While only 17 per cent of young people say they received a good level of financial education at school, a striking 86 per cent believe it should be taught.

Ask them what they want from a career, and the answers look remarkably like a job description for a good adviser. Four in five want interesting work. Nearly two thirds value salary potential. More than half want job security. Over half are motivated by roles that help people or society.

The problem, then, is not that young people dislike money, or even that they dislike helping others make financial decisions. It is that they do not recognise financial advice as the place where those things happen.

Into that gap has stepped the finfluencer.

Emplifi, a social analytics firm, analysed finance creators across major platforms and identified around 109,000 financial influencer accounts on Instagram and roughly 31,000 on YouTube, using a modest definition of influence. That is before TikTok, X or Facebook are even counted.

In the UK, while there is no official census, curated directories suggest a large and highly active personal finance creator community. Feedspot’s list of the “Top 70 UK Personal Finance Influencers in 2026” identifies at least 70 UK-based creators on Instagram alone.

Regulatory response has not kept pace.

According to Financial Planning Today, FCA enforcement action against finfluencers rose by 174 per cent in 2025. That sounds dramatic until you see the number. Seventy-four actions in total.

Only 13 per cent involved criminal action or arrests. Most were warning alerts or interviews. The FCA says its crackdown will result in around 650 takedown requests.

For context, Canada recorded more than double the number of enforcement actions in the same period, despite having a smaller population.

Broker Chooser’s analysis of TikTok finance videos found that just 6 per cent encouraged viewers to do their own research, while 80 per cent contained potentially misleading information.

This is the asymmetry young people see.

On one side, advisers are older, qualified, regulated, insured, fee-transparent, accountable, personally liable, and subject to intense scrutiny. They train for years, take exams, maintain CPD, pay levies, and carry the consequences when things go wrong.

On the other, finfluencers are younger, charismatic, lightly regulated, often paid opaquely, offer no personalised advice, accept no responsibility, and disappear quietly when their content causes harm.
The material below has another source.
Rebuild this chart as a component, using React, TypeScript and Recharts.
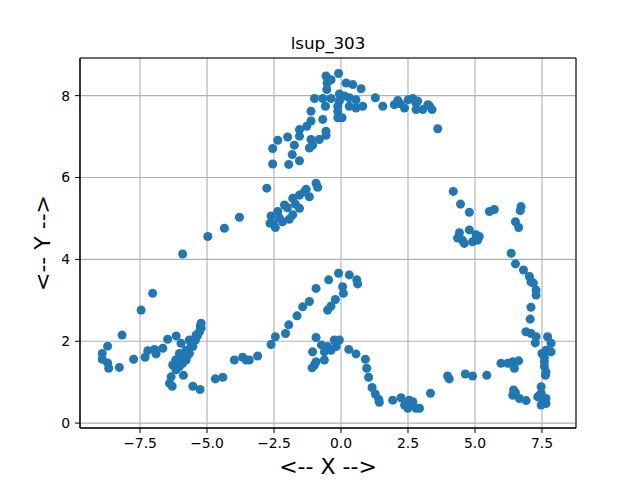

Guess which one looks more accessible to a 22-year-old scrolling on their phone.

So what is the answer?

First, the profession needs to reclaim the story of what advice actually is. Financial planning is not accountancy with better suits. It is behavioural coaching, ethical judgement, life planning and long-term relationship building. Until that is clearly communicated, young people will continue to assume the job is about spreadsheets rather than people.

Second, career routes need to look like routes, not endurance tests. The lang cat research shows barriers are perceived as high and opaque. Clear apprenticeships, paid training pathways and visible progression would make a material difference. Other professions have solved this. Financial advice has not, at least not at scale.

Third, regulation needs to be credible, consistent and visible. Advisers operate in one of the most tightly regulated professional environments in the UK. Finfluencers operate in something closer to a suggestion. If regulators believe finfluencers pose real consumer harm, enforcement needs to reflect that belief in volume and visibility.

Fourth, the industry needs to meet younger audiences where they already are, without becoming what it criticises. That does not mean turning advisers into TikTok personalities. It does mean using modern channels to explain what advisers actually do, how they help people, and why professionalism matters.

Finally, there is a collective choice to be made. Either financial advice invests in renewal, communication and proportional regulation, or it accepts a future in which growing numbers of consumers take financial guidance from unqualified influencers whose incentives are opaque and whose accountability ends at the edge of a screen.

If nothing changes, the outcome should not surprise us.

The next generation will not reject financial advice because it lacks value. They will reject it because nobody explained why it mattered, while finfluencers were only a swipe away.